◆ **WHAT YOU WILL DO**
Find each line with "that" and copy it.

◆ **EXCERPTED RECORDS**

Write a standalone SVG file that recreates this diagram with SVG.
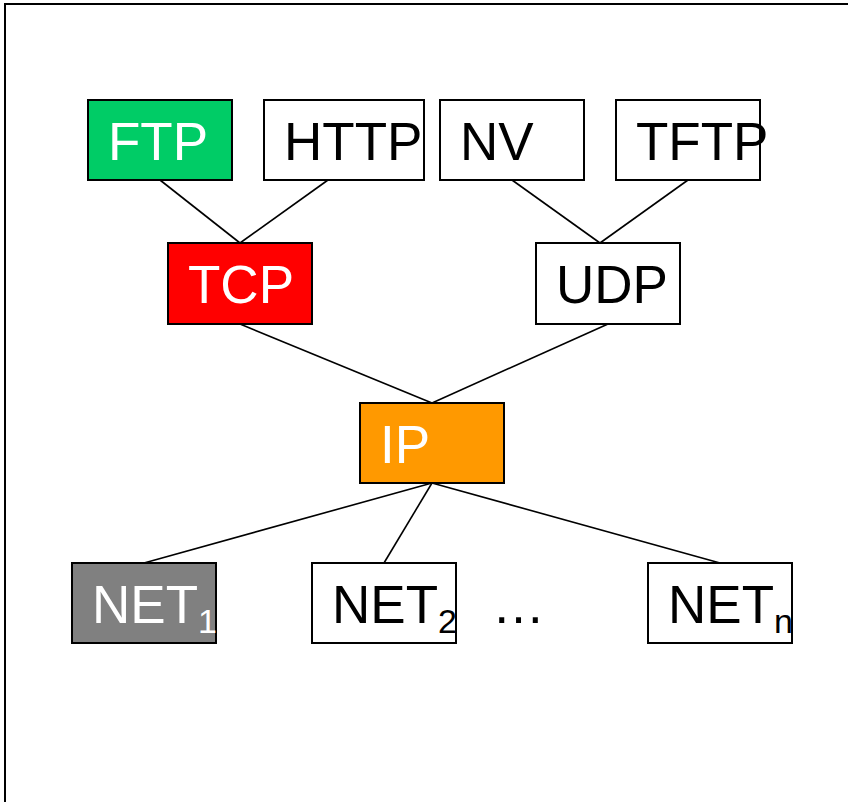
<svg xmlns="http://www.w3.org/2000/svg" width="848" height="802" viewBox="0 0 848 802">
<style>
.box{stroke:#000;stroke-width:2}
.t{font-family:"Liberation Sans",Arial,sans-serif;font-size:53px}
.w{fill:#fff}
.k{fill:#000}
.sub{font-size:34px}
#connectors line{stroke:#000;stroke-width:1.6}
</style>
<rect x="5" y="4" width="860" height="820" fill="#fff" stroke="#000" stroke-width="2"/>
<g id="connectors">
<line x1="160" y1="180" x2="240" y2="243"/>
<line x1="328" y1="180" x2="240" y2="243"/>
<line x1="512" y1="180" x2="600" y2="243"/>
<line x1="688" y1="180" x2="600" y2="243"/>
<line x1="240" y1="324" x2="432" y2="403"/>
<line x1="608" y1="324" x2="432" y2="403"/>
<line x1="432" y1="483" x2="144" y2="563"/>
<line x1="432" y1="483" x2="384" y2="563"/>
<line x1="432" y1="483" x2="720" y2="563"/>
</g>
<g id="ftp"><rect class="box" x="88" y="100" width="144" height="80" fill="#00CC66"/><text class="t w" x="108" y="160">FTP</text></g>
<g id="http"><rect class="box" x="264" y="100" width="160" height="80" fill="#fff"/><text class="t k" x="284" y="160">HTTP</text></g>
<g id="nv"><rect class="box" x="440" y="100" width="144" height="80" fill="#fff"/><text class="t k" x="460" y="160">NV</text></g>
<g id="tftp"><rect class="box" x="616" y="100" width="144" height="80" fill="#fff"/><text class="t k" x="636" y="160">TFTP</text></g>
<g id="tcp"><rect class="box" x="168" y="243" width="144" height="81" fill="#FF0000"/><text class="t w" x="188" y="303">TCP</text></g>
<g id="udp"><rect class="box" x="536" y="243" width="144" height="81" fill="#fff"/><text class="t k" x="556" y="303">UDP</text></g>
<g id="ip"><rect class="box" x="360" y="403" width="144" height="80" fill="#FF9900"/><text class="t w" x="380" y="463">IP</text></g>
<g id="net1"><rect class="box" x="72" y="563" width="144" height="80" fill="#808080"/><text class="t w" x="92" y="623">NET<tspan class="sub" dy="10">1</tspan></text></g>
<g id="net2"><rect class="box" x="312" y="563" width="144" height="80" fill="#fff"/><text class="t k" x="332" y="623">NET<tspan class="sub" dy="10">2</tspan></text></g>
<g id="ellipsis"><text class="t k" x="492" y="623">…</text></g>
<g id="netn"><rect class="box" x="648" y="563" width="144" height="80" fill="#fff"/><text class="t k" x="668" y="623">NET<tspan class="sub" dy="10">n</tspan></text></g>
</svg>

* * *

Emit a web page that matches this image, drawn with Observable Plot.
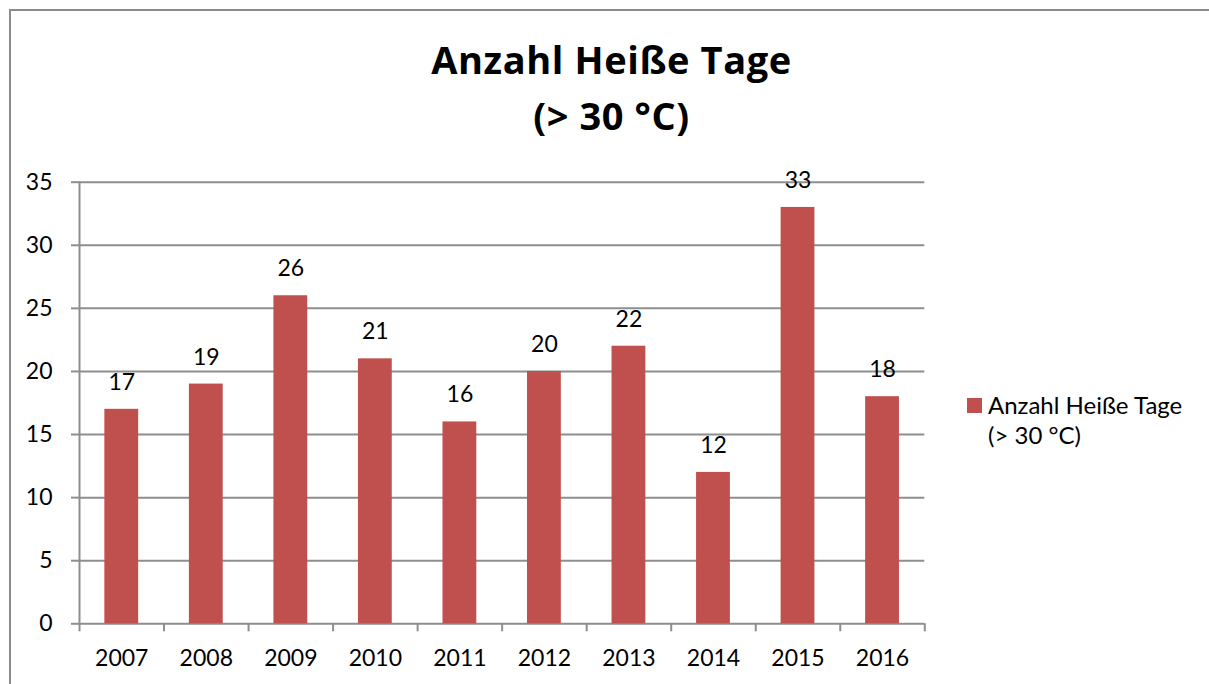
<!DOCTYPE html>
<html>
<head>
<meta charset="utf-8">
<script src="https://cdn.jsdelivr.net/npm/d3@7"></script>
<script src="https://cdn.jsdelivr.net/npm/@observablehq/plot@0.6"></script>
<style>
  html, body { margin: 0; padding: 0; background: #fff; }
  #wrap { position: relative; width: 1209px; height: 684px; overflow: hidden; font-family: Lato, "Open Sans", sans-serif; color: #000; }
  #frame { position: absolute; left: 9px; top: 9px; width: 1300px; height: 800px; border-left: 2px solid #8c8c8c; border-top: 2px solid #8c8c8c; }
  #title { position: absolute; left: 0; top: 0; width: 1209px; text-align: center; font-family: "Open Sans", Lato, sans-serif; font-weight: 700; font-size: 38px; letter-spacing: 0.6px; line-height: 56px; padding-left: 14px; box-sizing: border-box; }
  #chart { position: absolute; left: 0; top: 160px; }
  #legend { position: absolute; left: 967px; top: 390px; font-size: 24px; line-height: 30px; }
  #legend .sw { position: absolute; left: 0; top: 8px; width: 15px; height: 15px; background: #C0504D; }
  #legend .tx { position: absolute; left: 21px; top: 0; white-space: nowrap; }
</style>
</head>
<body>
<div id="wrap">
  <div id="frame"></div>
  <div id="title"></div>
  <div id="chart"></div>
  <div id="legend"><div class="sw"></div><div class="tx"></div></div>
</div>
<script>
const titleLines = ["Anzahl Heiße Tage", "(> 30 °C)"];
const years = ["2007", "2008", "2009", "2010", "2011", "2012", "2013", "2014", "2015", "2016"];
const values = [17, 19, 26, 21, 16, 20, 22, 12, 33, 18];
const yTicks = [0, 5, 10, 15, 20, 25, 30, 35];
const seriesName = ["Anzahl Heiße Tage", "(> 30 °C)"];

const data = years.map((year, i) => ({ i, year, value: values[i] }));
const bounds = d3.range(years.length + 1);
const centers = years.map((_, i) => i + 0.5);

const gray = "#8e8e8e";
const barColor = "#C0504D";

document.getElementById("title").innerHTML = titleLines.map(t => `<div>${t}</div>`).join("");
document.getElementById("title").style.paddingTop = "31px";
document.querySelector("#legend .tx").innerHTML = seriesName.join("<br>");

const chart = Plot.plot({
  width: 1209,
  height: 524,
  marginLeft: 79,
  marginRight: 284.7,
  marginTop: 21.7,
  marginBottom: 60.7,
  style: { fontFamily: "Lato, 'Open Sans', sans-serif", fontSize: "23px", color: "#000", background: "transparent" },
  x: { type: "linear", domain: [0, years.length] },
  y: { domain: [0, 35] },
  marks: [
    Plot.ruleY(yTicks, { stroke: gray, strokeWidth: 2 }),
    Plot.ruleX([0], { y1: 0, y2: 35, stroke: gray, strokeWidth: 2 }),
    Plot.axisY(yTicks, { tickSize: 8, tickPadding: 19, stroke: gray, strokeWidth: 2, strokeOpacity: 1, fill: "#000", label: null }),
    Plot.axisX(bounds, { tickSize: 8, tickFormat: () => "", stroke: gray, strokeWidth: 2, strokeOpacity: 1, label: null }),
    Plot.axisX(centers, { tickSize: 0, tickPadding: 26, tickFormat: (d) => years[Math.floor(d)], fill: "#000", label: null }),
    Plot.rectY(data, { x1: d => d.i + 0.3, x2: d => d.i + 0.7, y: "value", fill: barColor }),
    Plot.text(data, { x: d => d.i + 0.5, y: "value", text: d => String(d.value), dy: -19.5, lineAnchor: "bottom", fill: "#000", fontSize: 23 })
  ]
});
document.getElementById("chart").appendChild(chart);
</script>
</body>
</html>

◆ **EXERCISE RESULT**
Write a standalone SVG file that recreates this diagram with SVG.
Emit a web page that matches this image, drawn with Observable Plot.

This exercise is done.